Specific examples include:
- Washing machine prices rose by about $86–92 per unit.
- Overall consumer costs exceeded $1.5 billion annually in affected sectors.
- Broader estimates suggested an average household cost of several hundred to over $1,000 per year.
### No Boost to Manufacturing Employment
Protected sectors saw minimal or no employment gains, offset by higher input costs and foreign retaliation.

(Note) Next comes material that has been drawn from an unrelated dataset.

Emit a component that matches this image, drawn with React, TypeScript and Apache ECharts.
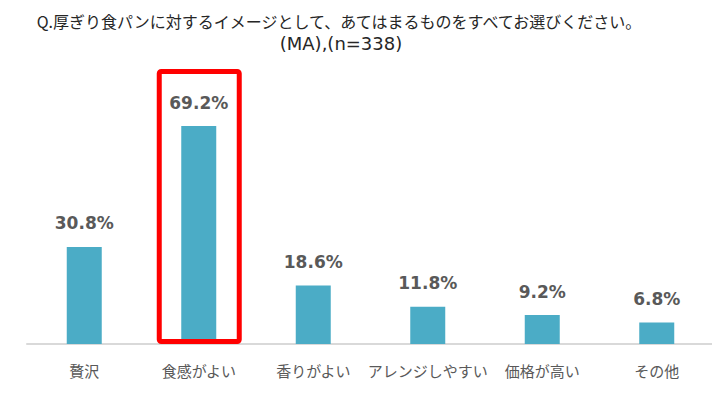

A December 2019 Federal Reserve study by Aaron Flaaen and Justin Pierce found a net decrease in U.S. manufacturing employment, with modest gains (0.3%) in protected industries outweighed by losses from rising costs (-1.1%) and retaliatory tariffs (-0.7%).
A 2024 study by David Autor et al. concluded that 2018–2019 tariffs had "neither a sizable nor significant effect" on employment in protected regions, while retaliation caused clear negative impacts, especially in agriculture.
Overall manufacturing jobs remained flat or declined slightly during the period, with no evidence of broad resurgence.
### Reduced GDP and Output
The tariffs contributed to lower economic output through higher costs, supply chain disruptions, and uncertainty. Estimates from sources like the Tax Foundation and Federal Reserve models indicated reductions in long-run GDP by about 0.2%, with additional deadweight losses (inefficiencies beyond direct tariff payments) of around $1.4 billion per month by late 2018.
Retaliatory tariffs from China and others led to $27 billion in lost U.S. export value (primarily agriculture) from 2018–2019.
### Other Effects
- Revenue: Tariffs generated about $79 billion in 2019 (up sharply from prior years), but this was offset by economic harm and subsidies (e.g., $23–28 billion to farmers).
- Trade Deficit: Little to no reduction, as predicted by Federal Reserve analyses, due to balanced drops in imports and exports.
While some steel producers invested more and claimed job/wage gains, broader evidence from nonpartisan sources (Federal Reserve, NBER, academic journals) shows the tariffs imposed net costs on the U.S. economy, borne primarily by American businesses and households, without achieving key goals like manufacturing revival.